Peter Hawkins has described one model as the five disciplines of team coaching, or a holistic, systemic team coaching approach:
Does the team have a clear purpose and defined success criteria? Often these guidelines come from outside the team. Do stakeholders recognize the legitimacy of the team's efforts in the relevant community, such as investors, board members, employees? Has a respected leader been chosen? Are the members of the team able to work together well in a competent manner?
The team must clarify for itself, its purpose, goals, objectives, values, roles, and expectations – all within a unifying vision of success.
How are the team's dynamics progressing and how is the team's culture developing? Is the team able to observe when they are functioning as more than the sum of their parts? Is the team able to observe if they are entering a negative cycle, or limiting beliefs, and self-correct?
If a team's meetings are running smoothly, is it an effective team? It is not enough to get along well, the most effective teams also are able to creatively drive improvement related to organizational or strategic goals.

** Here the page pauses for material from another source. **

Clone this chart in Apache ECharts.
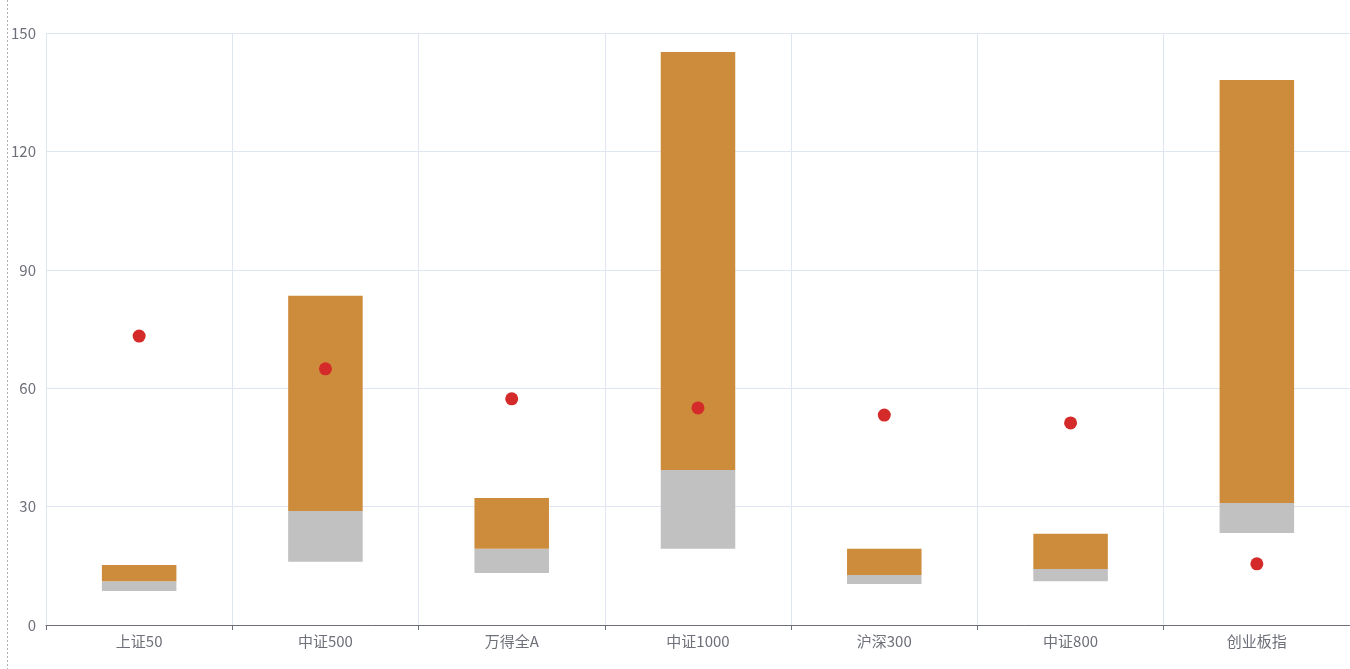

The most effective teams support and develop the team, as well as each member of the team's development and performance. The team needs to be able to observe the reality of a changing landscape and re-commission their mission when needed, as well as evolving how they work together as a team.
The masterful coach utilizes team coaching competencies to help team members, and the team, navigate the complexity of creating and nurturing a healthy, creative, and successful team dynamic.